Tori agreed it was Nathan's personality that made her want to hang out with him during back-to-back days of intense filming and when they had days off to explore and meet the locals.

She recalled the first moment she knew she liked him. The jet lag hadn't quite worn off, and "everyone on the bus was fighting right away because they're just Americans and they're dramatic and they're bickering ...


"And Nathan goes 'Hey, hey, I'm going to get a tattoo that says chill out, what ya' yelling for?' He just says that right in the middle of everyone being nasty and passive aggressive."

She laughed again when he surprised everyone with the creepy old-man mask he packed from home-and again each time he made the tired joke about the crew taking "wide shots" for the people with wide-screen TVs.

"There were a lot of emotions in Sweden," Nathan said. And it was at dinner after a close friend had been eliminated when he first told Tori he loved her. He said he wasn't scared she would think he was going too fast.

"It was, what's happening? I don't know," he said. "It was kind of like speed dating, but more like Swede dating," he said as the couple laughed.

They paused then in their own thoughts as though reliving the moment.

"Two weeks in Sweden time, (was like) we were together 24 hours a day," Tori explained. "Everyone who's ever been on this show says it changes you. It changes you completely because you're in the moment and you see your other life back home from a different perspective. Other things you used to think were important no longer are, and you start to make clearer choices."

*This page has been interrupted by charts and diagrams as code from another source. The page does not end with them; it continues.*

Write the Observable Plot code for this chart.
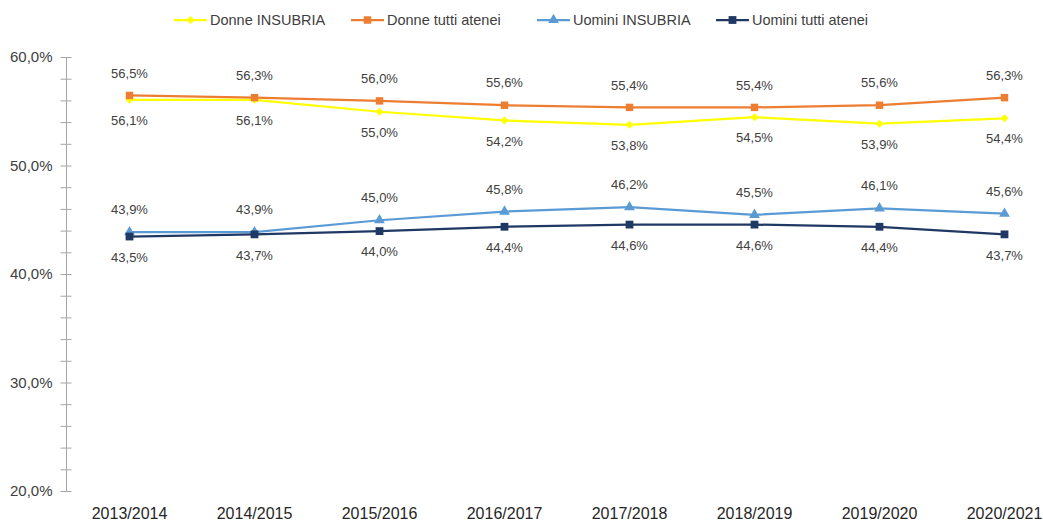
<!DOCTYPE html>
<html>
<head>
<meta charset="utf-8">
<script src="https://cdn.jsdelivr.net/npm/d3@7"></script>
<script src="https://cdn.jsdelivr.net/npm/@observablehq/plot@0.6"></script>
<style>
  html, body { margin: 0; padding: 0; background: #fff; }
  body { width: 1043px; height: 523px; overflow: hidden; font-family: "Liberation Sans", Arial, sans-serif; }
  #legend { height: 40px; position: relative; }
  .item { position: absolute; top: 12px; display: flex; align-items: center; font-size: 14.5px; color: #404040; line-height: 16px; }
  .item svg { margin-right: 3px; }
</style>
</head>
<body>
<div id="legend"></div>
<div id="chart"></div>
<script>
const years = ["2013/2014","2014/2015","2015/2016","2016/2017","2017/2018","2018/2019","2019/2020","2020/2021"];
const donneInsubria = [56.1, 56.1, 55.0, 54.2, 53.8, 54.5, 53.9, 54.4];
const donneTutti    = [56.5, 56.3, 56.0, 55.6, 55.4, 55.4, 55.6, 56.3];
const uominiInsubria = [43.9, 43.9, 45.0, 45.8, 46.2, 45.5, 46.1, 45.6];
const uominiTutti    = [43.5, 43.7, 44.0, 44.4, 44.6, 44.6, 44.4, 43.7];
const yMajorTicks = [20, 30, 40, 50, 60];
const yMinorTicks = d3.range(20, 61, 2);

const series = [
  {name: "Donne INSUBRIA", values: donneInsubria, color: "#FFFF00", symbol: "diamond2", r: 3.6, dy: 21, left: 174},
  {name: "Donne tutti atenei", values: donneTutti, color: "#ED7D31", symbol: "square", r: 4.2, dy: -22, left: 351},
  {name: "Uomini INSUBRIA", values: uominiInsubria, color: "#5B9BD5", symbol: "triangle", r: 4.0, dy: -22, left: 537},
  {name: "Uomini tutti atenei", values: uominiTutti, color: "#203864", symbol: "square", r: 4.4, dy: 21, left: 716}
];

const fmt = v => v.toFixed(1).replace(".", ",") + "%";

// Legend
const legend = document.getElementById("legend");
for (const s of series) {
  const item = document.createElement("div");
  item.className = "item";
  item.style.left = s.left + "px";
  const sym = d3.symbol(s.symbol === "diamond2" ? d3.symbolDiamond2 : s.symbol === "triangle" ? d3.symbolTriangle : d3.symbolSquare, Math.PI * s.r * s.r)();
  item.innerHTML = `<svg width="33" height="12" viewBox="0 0 33 12"><line x1="0" x2="33" y1="6" y2="6" stroke="${s.color}" stroke-width="2.25"/><path d="${sym}" transform="translate(16.5,6)" fill="${s.color}"/></svg><span>${s.name}</span>`;
  legend.appendChild(item);
}

const rows = series.flatMap(s => s.values.map((v, i) => ({series: s.name, year: years[i], value: v})));

const marks = [
  Plot.frame({anchor: "left", stroke: "#a6a6a6"}),
  Plot.axisY({ticks: yMinorTicks, tickSize: 11, dx: 5.5, tickFormat: () => "", stroke: "#a6a6a6"}),
  Plot.axisY({ticks: yMajorTicks, tickSize: 0, tickPadding: 14, tickFormat: fmt, fontSize: 15, fill: "#404040", label: null}),
  Plot.axisX({tickSize: 0, tickPadding: 16, fontSize: 16, fill: "#262626", label: null})
];
for (const s of series) {
  const data = rows.filter(d => d.series === s.name);
  marks.push(Plot.line(data, {x: "year", y: "value", stroke: s.color, strokeWidth: 2.25}));
  marks.push(Plot.dot(data, {x: "year", y: "value", symbol: () => s.symbol, r: s.r, fill: s.color, stroke: "none"}));
  marks.push(Plot.text(data, {x: "year", y: "value", text: d => fmt(d.value), dy: s.dy, fontSize: 13, fill: "#404040"}));
}

const chart = Plot.plot({
  width: 1043,
  height: 483,
  marginTop: 17,
  marginBottom: 32,
  marginLeft: 66,
  marginRight: 0,
  style: {fontFamily: "Liberation Sans, Arial, sans-serif", background: "#fff", overflow: "visible"},
  x: {type: "point", domain: years, range: [66, 1066], padding: 0.5},
  y: {domain: [20, 60], label: null},
  symbol: {type: "identity"},
  marks
});
document.getElementById("chart").appendChild(chart);
</script>
</body>
</html>
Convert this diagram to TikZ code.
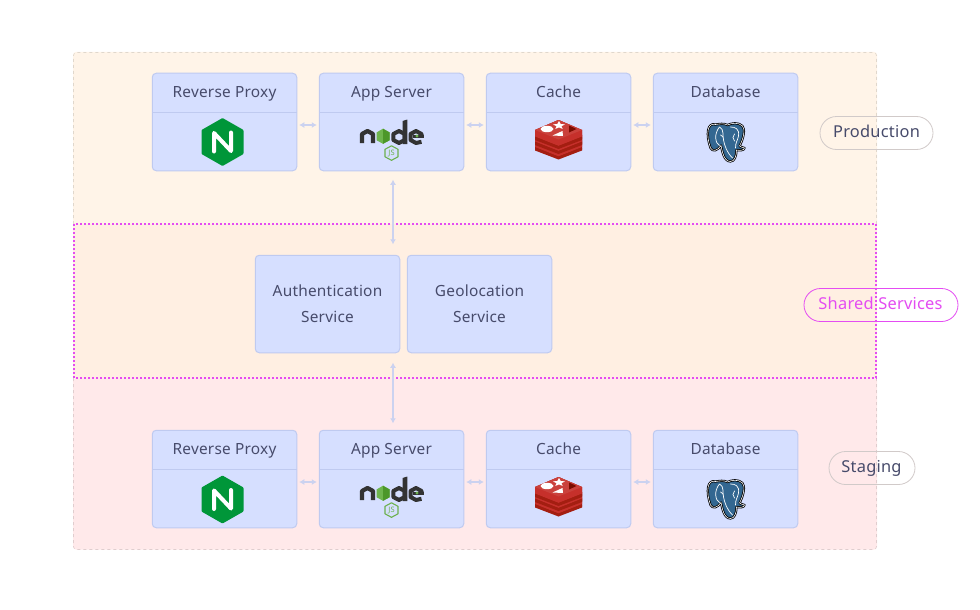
\documentclass[tikz,border=0pt]{standalone}
\usepackage{fontspec}
\setmainfont{Noto Sans}[LetterSpace=1.5]
\usetikzlibrary{arrows.meta}
\definecolor{prodfill}{HTML}{FFF4E8}
\definecolor{sharedfill}{HTML}{FFEFE2}
\definecolor{stagefill}{HTML}{FFE9EA}
\definecolor{boxfill}{HTML}{D6DFFF}
\definecolor{boxline}{HTML}{BFCAF0}
\definecolor{linkline}{HTML}{CBD2F0}
\definecolor{txt}{HTML}{474B6B}
\definecolor{mag}{HTML}{E44CF2}
\definecolor{ngx}{HTML}{009639}
\definecolor{njs}{HTML}{333333}
\definecolor{njg}{HTML}{6CB04E}
\definecolor{njb}{HTML}{55A82E}
\definecolor{pg}{HTML}{336791}
\definecolor{rtop}{HTML}{C6302B}
\definecolor{rdark}{HTML}{A41E11}
\definecolor{rdeep}{HTML}{7A0C00}
\newcommand{\pgshape}{(-10,-17.5) .. controls (-18,-20) and (-20,-8) .. (-15,6)
      .. controls (-13,10) and (-8,9) .. (-4.5,3.5)
      .. controls (-3.5,8) and (-2,19.5) .. (5,19.5)
      .. controls (9,19.5) and (11,14) .. (11,8)
      .. controls (15,9) and (19,8) .. (19,6)
      .. controls (16,5) and (15,5) .. (14,4)
      .. controls (18,-3) and (20,-13) .. (17,-16)
      .. controls (13,-20) and (6,-19) .. (2,-17)
      .. controls (-2,-19) and (-6,-18) .. (-10,-17.5) -- cycle}
\tikzset{
  x=1pt,y=-1pt,
  zone/.style={draw=#1,line width=.6pt,dash pattern=on 3pt off 3pt,rounded corners=3pt},
  svc/.style={draw=boxline,fill=boxfill,line width=1pt,rounded corners=4pt,minimum width=144.5pt,minimum height=97.5pt,inner sep=0pt,outer sep=0pt},
  divider/.style={draw=boxline,line width=1pt},
  lab/.style={text=txt,font=\fontsize{15.4}{18}\selectfont,inner sep=0pt,anchor=base},
  badge/.style={text=txt,font=\fontsize{16.4}{19}\selectfont,inner sep=0pt,anchor=base},
  pill/.style={draw=#1,line width=.8pt,rounded corners=16.5pt,inner sep=0pt,minimum height=33pt,fill=none},
  link/.style={draw=linkline,line width=1.6pt,{Latex[length=5pt,width=6pt]}-{Latex[length=5pt,width=6pt]}},
  pics/nginx/.style={code={
    \fill[ngx,rounded corners=.8pt] (0,-24)--(21,-12)--(21,12)--(0,24)--(-21,12)--(-21,-12)--cycle;
    \draw[white,line width=4pt,line cap=round,line join=round] (-8.5,9.5)--(-8.5,-9)--(8.5,9)--(8.5,-9.5);
  }},
  pics/nodejs/.style={code={
    % local origin = (391.5,141)
    \draw[njs,line width=4.2pt,line join=round] (-29.5,2)--(-29.5,-7)--(-24,-10)--(-18.5,-7)--(-18.5,2);
    \fill[njb!85!white] (-8.5,-12.3)--(-1.8,-8.5)--(-1.8,-0.8)--(-8.5,2.8)--(-15,-0.8)--(-15,-8.5)--cycle;
    \fill[njb!90!black] (-8.5,-12.3)--(-1.8,-8.5)--(-1.8,-0.8)--(-8.5,2.8)--cycle;
    \draw[njs,line width=4pt,line join=round] (7.5,-10)--(13.2,-7)--(13.2,-1)--(7.5,2)--(1.8,-1)--(1.8,-7)--cycle;
    \fill[njs] (11,-20)--(15.8,-21.5)--(15.8,3)--(11,3)--cycle;
    \draw[njs,line width=4pt,line join=round] (30,0.8)--(24.5,2)--(19,-1)--(19,-7)--(24.5,-10)--(30,-7)--(30,-3.5);
    \fill[njs] (21,-6)--(32,-6)--(32,-3)--(21,-3)--cycle;
    \fill[njg] (25.5,-5) circle (1.7pt);
    \draw[njg,line width=1.1pt,fill=none,line join=round] (0,4.8)--(6.5,8.3)--(6.5,15.8)--(0,19.3)--(-6.5,15.8)--(-6.5,8.3)--cycle;
    \node[text=njg,inner sep=0pt,font=\fontsize{7.5}{8}\selectfont\bfseries] at (0,12) {JS};
  }},
  pics/redis/.style={code={
    % local origin = (558.5,140)
    \foreach \d in {10.5,5,0}{
      \fill[rdark] (-23.5,-10+\d)--(0,-20+\d)--(23.5,-10+\d)--(23.5,0+\d)--(0,9+\d)--(-23.5,0+\d)--cycle;
      \fill[rtop] (-23.5,-3.5+\d)--(0,6+\d)--(23.5,-3.5+\d)--(23.5,-10+\d)--(0,-20+\d)--(-23.5,-10+\d)--cycle;
      \fill[rdark] (-23.5,-3+\d)--(0,6+\d)--(23.5,-3+\d)--(23.5,-1+\d)--(0,8+\d)--(-23.5,-1+\d)--cycle;
    }
    \fill[rtop!92!white] (-23.5,-10)--(0,-20)--(23.5,-10)--(0,-0.5)--cycle;
    \fill[white] (-11.5,-11) ellipse[x radius=6.5pt,y radius=3.2pt];
    \fill[white] (0.5,-19)--(2.2,-16)--(6.5,-15.6)--(3,-13.8)--(4.2,-11)--(0.5,-12.6)--(-3.2,-11)--(-2,-13.8)--(-5.5,-15.6)--(-1.2,-16)--cycle;
    \fill[white] (4,-9)--(-6,-4.5)--(4.5,-4)--cycle;
    \fill[rdeep] (10.5,-14.5)--(18,-11)--(10.5,-7.5)--cycle;
  }},
  pics/pgsql/.style={code={
    % local origin = (725.5,142)
    \draw[black,line width=2.2pt,fill=pg,line join=round] \pgshape;
    \draw[white,line width=.6pt,line join=round] \pgshape;
    \draw[white,line width=.7pt,line cap=round]
      (-6,-15) .. controls (-12,-8) and (-10,2) .. (-6,3.5)
      (-6,-15) .. controls (-1,-13) and (-3,-5) .. (-2,-2) .. controls (-1,3) and (1,10) .. (7,16)
      (5,-15) .. controls (10,-15) and (14,-13) .. (13,-6) .. controls (12,-1) and (10,0) .. (10,6)
      (-5,-7) .. controls (-3,-6) and (-2,-5) .. (-2,-3)
      (9,-8) .. controls (7,-6) and (7,-3) .. (9,-1);
  }}
}
\begin{document}
\begin{tikzpicture}
\useasboundingbox (0,0) rectangle (980,610);
\fill[white] (0,0) rectangle (980,610);
% zones
\fill[prodfill,rounded corners=3pt] (73,52) rectangle (877,232);
\fill[sharedfill] (73,224) rectangle (877,378);
\fill[stagefill,rounded corners=3pt] (73,378) -- (73,549.5) -- (877,549.5) -- (877,378) -- cycle;
\draw[zone=prodfill!88!black] (73.5,224) -- (73.5,52.5) -- (876.5,52.5) -- (876.5,224);
\draw[zone=stagefill!88!black] (73.5,378) -- (73.5,549.5) -- (876.5,549.5) -- (876.5,378);
\draw[mag,line width=2pt,dash pattern=on 2pt off 2pt] (74,224) rectangle (876,378);
% production row
\node[svc] (p1) at (224.5,122) {};
\node[svc] (p2) at (391.5,122) {};
\node[svc] (p3) at (558.5,122) {};
\node[svc] (p4) at (725.5,122) {};
% staging row
\node[svc] (s1) at (224.5,479) {};
\node[svc] (s2) at (391.5,479) {};
\node[svc] (s3) at (558.5,479) {};
\node[svc] (s4) at (725.5,479) {};
% shared
\node[svc] (auth) at (327.5,304) {};
\node[svc] (geo) at (479.5,304) {};
\node[lab] (auth1) at (327.5,296) {Authentication};
\node[lab] (auth2) at (327.5,322) {Service};
\node[lab] (geo1) at (479.5,296) {Geolocation};
\node[lab] (geo2) at (479.5,322) {Service};
% dividers and titles
\foreach \n in {p1,p2,p3,p4,s1,s2,s3,s4}{
  \draw[divider] ([yshift=9.5pt]\n.west) -- ([yshift=9.5pt]\n.east);
}
\node[lab] (p1t) at (224.5,97) {Reverse Proxy};
\node[lab] (p2t) at (391.5,97) {App Server};
\node[lab] (p3t) at (558.5,97) {Cache};
\node[lab] (p4t) at (725.5,97) {Database};
\node[lab] (s1t) at (224.5,454.5) {Reverse Proxy};
\node[lab] (s2t) at (391.5,454.5) {App Server};
\node[lab] (s3t) at (558.5,454.5) {Cache};
\node[lab] (s4t) at (725.5,454.5) {Database};
% icons
\pic at (222.5,142) {nginx};
\pic at (391.5,141) {nodejs};
\pic at (558.5,140) {redis};
\pic at (725.5,142) {pgsql};
\pic at (222.5,499.5) {nginx};
\pic at (391.5,498) {nodejs};
\pic at (558.5,497) {redis};
\pic at (725.5,499) {pgsql};
% connectors
\coordinate (vx) at (393,0);
\foreach \a/\b in {p1/p2,p2/p3,p3/p4,s1/s2,s2/s3,s3/s4}{
  \draw[link,shorten <=2.5pt,shorten >=2.5pt] ([yshift=-3pt]\a.east) -- ([yshift=-3pt]\b.west);
}
\draw[link,shorten <=9pt,shorten >=11pt] (p2.south -| vx) -- (auth.north -| vx);
\draw[link,shorten <=10pt,shorten >=7pt] (auth.south -| vx) -- (s2.north -| vx);
% badges
\node[pill=txt!25!prodfill,minimum width=113pt] (prod) at (876.5,133) {};
\node[pill=mag,minimum width=154pt] (shared) at (881,305) {};
\node[pill=txt!25!prodfill,minimum width=86pt] (stag) at (872,468) {};
\node[badge] (prodt) at (876.5,137) {Production};
\node[badge,text=mag] (sharedt) at (880.5,309.5) {Shared Services};
\node[badge] (stagt) at (871.5,472) {Staging};
\end{tikzpicture}
\end{document}
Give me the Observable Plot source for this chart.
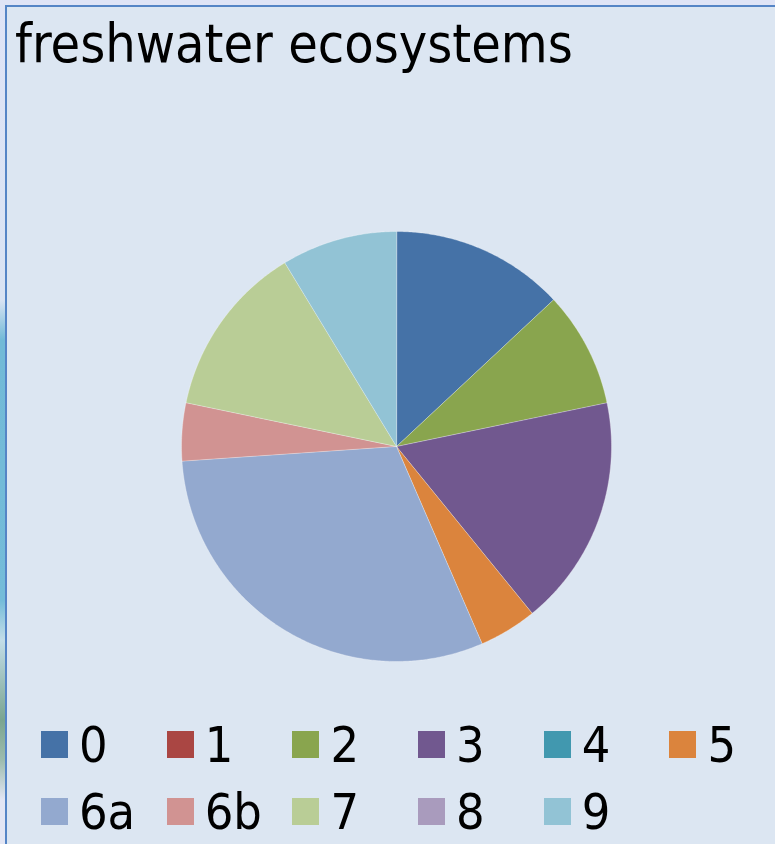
<!DOCTYPE html>
<html>
<head>
<meta charset="utf-8">
<script src="https://cdn.jsdelivr.net/npm/d3@7"></script>
<script src="https://cdn.jsdelivr.net/npm/@observablehq/plot@0.6"></script>
<style>
  html, body { margin: 0; padding: 0; }
  body {
    width: 775px; height: 844px; overflow: hidden; position: relative;
    background: linear-gradient(to bottom, #dfe4f6 0px, #d9e3f3 300px, #72bad7 340px, #74bcd9 600px, #c3dde8 640px, #7aa590 720px, #9dbcae 760px, #e3e6f4 800px);
    font-family: "DejaVu Sans", Verdana, sans-serif;
    font-stretch: condensed;
  }
  #box {
    position: absolute; left: 5px; top: 5px; width: 780px; height: 850px;
    background: #dce6f2;
    border-left: 2px solid #5585c6; border-top: 2px solid #5585c6;
  }
  #title {
    position: absolute; left: 15px; top: 17px; margin: 0;
    font-size: 53.5px; line-height: 1; font-weight: normal; color: #000;
    white-space: nowrap;
  }
  #chart { position: absolute; left: 0; top: 0; }
  #legend { position: absolute; left: 41px; top: 711px; width: 760px; }
  #legend .pie-swatches { font-size: 50px !important; font-family: inherit !important; font-stretch: condensed; color: #000; margin: 0 !important; min-height: 0 !important; }
  #legend .pie-swatch { width: 125.7px; height: 67px; margin-right: 0 !important; }
  #legend .pie-swatch > svg { margin-right: 11px !important; }
</style>
</head>
<body>
<div id="box"></div>
<h1 id="title">freshwater ecosystems</h1>
<div id="chart"></div>
<div id="legend"></div>
<script>
// Categories, counts and slice colours
const categories = ["0", "1", "2", "3", "4", "5", "6a", "6b", "7", "8", "9"];
const counts     = [3, 0, 2, 4, 0, 1, 7, 1, 3, 0, 2];
const colors     = ["#4572a7", "#aa4643", "#89a54e", "#71588f", "#4198af", "#db843d",
                    "#93a9cf", "#d19392", "#b9cd96", "#a99bbd", "#92c3d5"];

const data = categories.map((key, i) => ({key, value: counts[i]}));

// Pie angles: start at 12 o'clock, clockwise, in data order
const arcs = d3.pie().sort(null).value(d => d.value)(data);

// Each slice becomes a closed polygon (centre + arc) in unit-radius coordinates
const pts = [];
for (const a of arcs) {
  if (a.endAngle - a.startAngle <= 0) continue;
  const n = Math.max(2, Math.ceil((a.endAngle - a.startAngle) / (Math.PI / 360)));
  pts.push({key: a.data.key, x: 0, y: 0});
  for (let i = 0; i <= n; i++) {
    const t = a.startAngle + (a.endAngle - a.startAngle) * i / n;
    pts.push({key: a.data.key, x: Math.sin(t), y: Math.cos(t)});
  }
}

const color = {type: "ordinal", domain: categories, range: colors};

const chart = Plot.plot({
  width: 775,
  height: 700,
  marginLeft: 181,
  marginRight: 164,
  marginTop: 231,
  marginBottom: 39,
  x: {domain: [-1, 1], axis: null},
  y: {domain: [-1, 1], axis: null},
  color,
  style: {background: "transparent", overflow: "visible"},
  marks: [
    Plot.line(pts, {
      x: "x", y: "y", z: "key", fill: "key",
      stroke: "#ffffff", strokeWidth: 0.7, strokeOpacity: 0.45,
      curve: "linear-closed"
    })
  ]
});
document.getElementById("chart").appendChild(chart);

const legend = Plot.legend({
  color,
  legend: "swatches",
  className: "pie",
  swatchSize: 27
});
document.getElementById("legend").appendChild(legend);
</script>
</body>
</html>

Nathan had another overall perspective on the trip.

"I would liken it to a big, long summer 4-H camp," he said. "It's the best time ever and really fun, but it's for adults."

Through it all, Nathan and Tori knew they were falling in love. What they didn't know is that everybody else knew it, too.

"We always felt we were being so secretive," Tori said with a laugh.

Even after Nathan lost his final challenge, they tried to conceal it with a whispered goodbye. It's amazing what those microphones can pick up.

But they don't have to hide it anymore. It was soon after when Tori was eliminated, too, and just days later she would arrive in Minnesota. They were engaged in October and married on New Year's Eve during the regular Sunday morning church service.

The wedding was in traditional Swedish "lagom" style-not too much, not too little. Later that day, they had a dance and reception where they served, of course, Swedish meatballs, mashed potatoes and gravy, pickled herring, green beans, and rice pudding with lingonberries.

"It's been incredible. The whole town has been one giant hug," Tori said. "I get more texts from his mom every day than I do from my best friends. We're in Bible study together. We're in Quilting Club together. And then I'm coaching figure skating in town, so I just jumped into the community."

She and Nathan sing in the church choir together, and she's already fitting into the farm life, too.

She combined soybeans and baled most of the straw last summer.

Nathan and Tori could have dreamed of winning the big prize until the cows came home, but nothing could be better than these cows and this dream.

"It's the best thing ever living out here on the farm. I just love it," Tori said as she and Nathan stood among the cows. "I get to hang out with these ladies all day. It's hard work, but it's worth it."




How to apply

The show-also known as "All for Sweden" and "The Great Swedish Adventure"-does not appear on regular U.S. television. However, it sometimes can be found on YouTube.

Sofia Eng, a Los Angeles casting director for the show, says Saturday is the deadline for Season 8 applications, but she said she would roll over late applications into the next season.

"We get a lot of Swedish-Americans from Minnesota applying but not from North Dakota," she said. "We'd love to have some people from North Dakota apply for it."